Required task: Locate the string "this" in the records below. Copy every line where it occurs.

Provided records:

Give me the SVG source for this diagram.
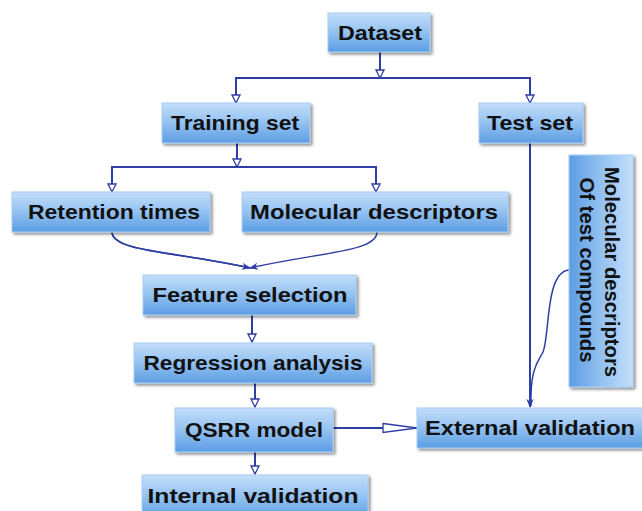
<svg xmlns="http://www.w3.org/2000/svg" width="642" height="511" viewBox="0 0 642 511">
<defs>
<linearGradient id="g" x1="0" y1="0" x2="0" y2="1">
<stop offset="0" stop-color="#c3defa"/>
<stop offset="0.5" stop-color="#93c1f0"/>
<stop offset="1" stop-color="#5c9de4"/>
</linearGradient>
<linearGradient id="gv" x1="1" y1="0" x2="0" y2="0">
<stop offset="0" stop-color="#c3defa"/>
<stop offset="0.5" stop-color="#93c1f0"/>
<stop offset="1" stop-color="#5c9de4"/>
</linearGradient>
<filter id="sh" x="-10%" y="-20%" width="130%" height="160%">
<feGaussianBlur in="SourceAlpha" stdDeviation="1.5"/>
<feOffset dx="1.5" dy="2" result="b"/>
<feComponentTransfer><feFuncA type="linear" slope="0.45"/></feComponentTransfer>
<feMerge><feMergeNode/><feMergeNode in="SourceGraphic"/></feMerge>
</filter>
<marker id="open" viewBox="0 0 10 10" refX="9" refY="5" markerWidth="10" markerHeight="10" markerUnits="userSpaceOnUse" orient="auto">
<path d="M1,1 L9,5 L1,9 Z" fill="#fff" stroke="#2f3ea6" stroke-width="1.3"/>
</marker>
<marker id="openlong" viewBox="0 0 36 12" refX="35" refY="6" markerWidth="36" markerHeight="12" markerUnits="userSpaceOnUse" orient="auto">
<path d="M1,1.5 L35,6 L1,10.5 Z" fill="#fff" stroke="#2f3ea6" stroke-width="1.3"/>
</marker>
<marker id="fill" viewBox="0 0 10 10" refX="9" refY="5" markerWidth="9" markerHeight="9" markerUnits="userSpaceOnUse" orient="auto">
<path d="M0,1 L10,5 L0,9 L3,5 Z" fill="#2f3ea6"/>
</marker>
</defs>
<style>
.box{fill:url(#g);stroke:#a9cdf2;stroke-width:1;filter:url(#sh)}
.t{font-family:"Liberation Sans",Arial,sans-serif;font-weight:bold;font-size:21px;fill:#111;text-anchor:middle}
.c{fill:none;stroke:#2f3ea6;stroke-width:2}
.cf{fill:none;stroke:#2f3ea6;stroke-width:1.5}
</style>

<g id="connectors">
<path class="c" d="M380,52 V78" marker-end="url(#open)"/>
<path class="c" d="M236,103 V78 H530 V103" marker-end="url(#open)"/>
<path class="c" d="M236,78 V103" marker-end="url(#open)"/>
<path class="c" d="M237,143 V167" marker-end="url(#open)"/>
<path class="c" d="M112,192 V167 H376 V192" marker-end="url(#open)"/>
<path class="c" d="M237,167 H112 V192" marker-end="url(#open)"/>
<path class="cf" d="M112,232 C112,252 180,252 250,268"/>
<path class="cf" d="M377,232 C377,252 320,252 250,268" marker-end="url(#fill)"/>
<path class="cf" d="M112,232 C112,252 180,252 250,268" marker-end="url(#fill)"/>
<path class="c" d="M252,315 V342" marker-end="url(#open)"/>
<path class="c" d="M255,383 V407" marker-end="url(#open)"/>
<path class="c" d="M255,452 V474" marker-end="url(#open)"/>
<path class="c" d="M333,428 H417" marker-end="url(#openlong)"/>
<path class="c" d="M530,143 V407" marker-end="url(#fill)"/>
<path class="cf" d="M569,270 C545,272 550,335 543,352 C538,362 530,368 531,406"/>
</g>

<g id="dataset"><rect class="box" x="328" y="13" width="102" height="39"/><text class="t" x="380" y="40" textLength="84" lengthAdjust="spacingAndGlyphs">Dataset</text></g>
<g id="training"><rect class="box" x="162" y="103" width="148" height="40"/><text class="t" x="235" y="130" textLength="128" lengthAdjust="spacingAndGlyphs">Training set</text></g>
<g id="test"><rect class="box" x="479" y="103" width="104" height="40"/><text class="t" x="530" y="130" textLength="86" lengthAdjust="spacingAndGlyphs">Test set</text></g>
<g id="retention"><rect class="box" x="12" y="192" width="198" height="40"/><text class="t" x="114" y="219" textLength="172" lengthAdjust="spacingAndGlyphs">Retention times</text></g>
<g id="moldesc"><rect class="box" x="242" y="192" width="266" height="40"/><text class="t" x="374" y="219" textLength="248" lengthAdjust="spacingAndGlyphs">Molecular descriptors</text></g>
<g id="feature"><rect class="box" x="143" y="275" width="213" height="40"/><text class="t" x="250" y="302" textLength="195" lengthAdjust="spacingAndGlyphs">Feature selection</text></g>
<g id="regression"><rect class="box" x="134" y="343" width="238" height="40"/><text class="t" x="253" y="370" textLength="219" lengthAdjust="spacingAndGlyphs">Regression analysis</text></g>
<g id="qsrr"><rect class="box" x="175" y="408" width="158" height="44"/><text class="t" x="254" y="437" textLength="138" lengthAdjust="spacingAndGlyphs">QSRR model</text></g>
<g id="external"><rect class="box" x="417" y="408" width="228" height="40"/><text class="t" x="530" y="435" textLength="210" lengthAdjust="spacingAndGlyphs">External validation</text></g>
<g id="internal"><rect class="box" x="142" y="475" width="226" height="44"/><text class="t" x="253" y="503" textLength="211" lengthAdjust="spacingAndGlyphs">Internal validation</text></g>
<g id="moltest"><rect x="569" y="155" width="64" height="232" fill="url(#gv)" stroke="#a9cdf2" stroke-width="1" filter="url(#sh)"/>
<text class="t" transform="translate(605,272) rotate(90)" x="0" y="0" textLength="210" lengthAdjust="spacingAndGlyphs">Molecular descriptors</text>
<text class="t" transform="translate(580,270) rotate(90)" x="0" y="0" textLength="185" lengthAdjust="spacingAndGlyphs">Of test compounds</text>
</g>
</svg>
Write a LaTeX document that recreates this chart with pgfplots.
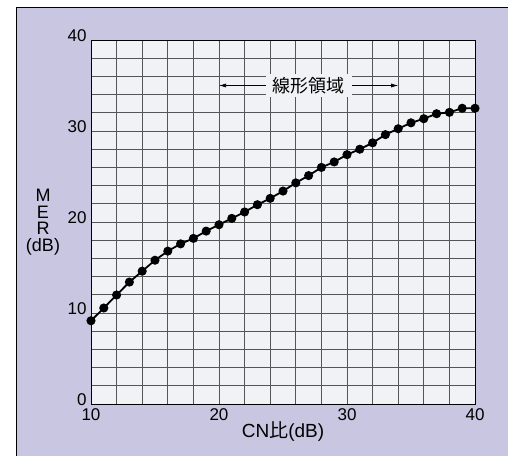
\documentclass[border=0pt]{standalone}
\usepackage{fontspec}
\setmainfont{Liberation Sans}
\newfontfamily\jp{Noto Sans CJK JP}
\usepackage{pgfplots}
\pgfplotsset{compat=1.18}
\usetikzlibrary{arrows.meta}
\definecolor{panel}{HTML}{C8C6E1}
\definecolor{plotbg}{HTML}{F1F2F5}
\definecolor{gridc}{HTML}{555555}

\begin{document}
\begin{tikzpicture}
% page background and purple panel
\fill[white] (0,0) rectangle (508pt,456pt);
\fill[panel] (16pt,0) rectangle (508pt,449pt);
\draw[black,line width=0.8pt] (16pt,0) -- (16pt,449pt) -- (508pt,449pt);
\begin{axis}[
    at={(91pt,52pt)}, anchor=south west,
    scale only axis,
    width=384pt, height=364pt,
    xmin=10, xmax=40, ymin=0, ymax=40,
    xtick={10,20,30,40}, ytick={0,10,20,30,40},
    minor xtick={12,14,...,38}, minor ytick={2,4,...,38},
    grid=both,
    major grid style={gridc,line width=0.8pt},
    minor grid style={gridc,line width=0.8pt},
    major tick length=0pt, minor tick length=0pt,
    axis background/.style={fill=plotbg},
    axis line style={black,line width=1pt},
    /pgf/number format/assume math mode=true,
    tick label style={font=\fontsize{17}{17}\selectfont},
    xticklabel style={yshift=-1pt},
    yticklabel style={yshift=4pt, xshift=-1pt},
    xlabel={CN{\jp 比}(dB)},
    xlabel style={font=\fontsize{19}{19}\selectfont, yshift=6pt},
    ylabel={M\\E\\R\\(dB)},
    ylabel style={font=\fontsize{18}{16.5}\selectfont, rotate=-90, align=center,
                  at={(axis description cs:-0.125,0.5)}, anchor=center},
]
\addplot[black, line width=1.8pt, mark=*, mark size=3.6pt] coordinates {
    (10,9.15) (11,10.55) (12,11.98) (13,13.4) (14,14.6) (15,15.8)
    (16,16.8) (17,17.6) (18,18.2) (19,19.0) (20,19.7) (21,20.4)
    (22,21.1) (23,21.9) (24,22.6) (25,23.4) (26,24.3) (27,25.1)
    (28,26.0) (29,26.6) (30,27.4) (31,28.0) (32,28.7) (33,29.6)
    (34,30.25) (35,30.9) (36,31.35) (37,31.9) (38,32.05) (39,32.5)
    (40,32.5)
};
\draw[black, line width=0.7pt, {Latex[length=7pt,width=4pt]}-{Latex[length=7pt,width=4pt]}]
    (axis cs:20,35) -- (axis cs:34,35);
\node[fill=plotbg, inner xsep=7pt, inner ysep=3pt, font=\jp\fontsize{18}{18}\selectfont]
    at (axis cs:27,35) {線形領域};
\end{axis}
\pgfresetboundingbox
\path (0,0) rectangle (508pt,456pt);
\end{tikzpicture}
\end{document}
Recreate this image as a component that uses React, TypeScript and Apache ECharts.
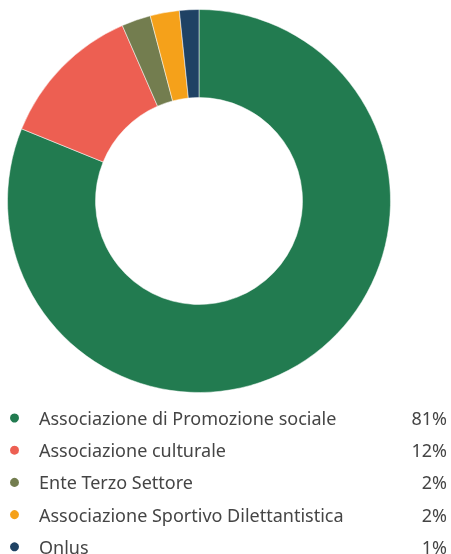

Reply to the exercise:
Give me the SVG source for this diagram.
Write a LaTeX document that recreates this chart with pgfplots.
Recreate this image as a component that uses React, TypeScript and Apache ECharts.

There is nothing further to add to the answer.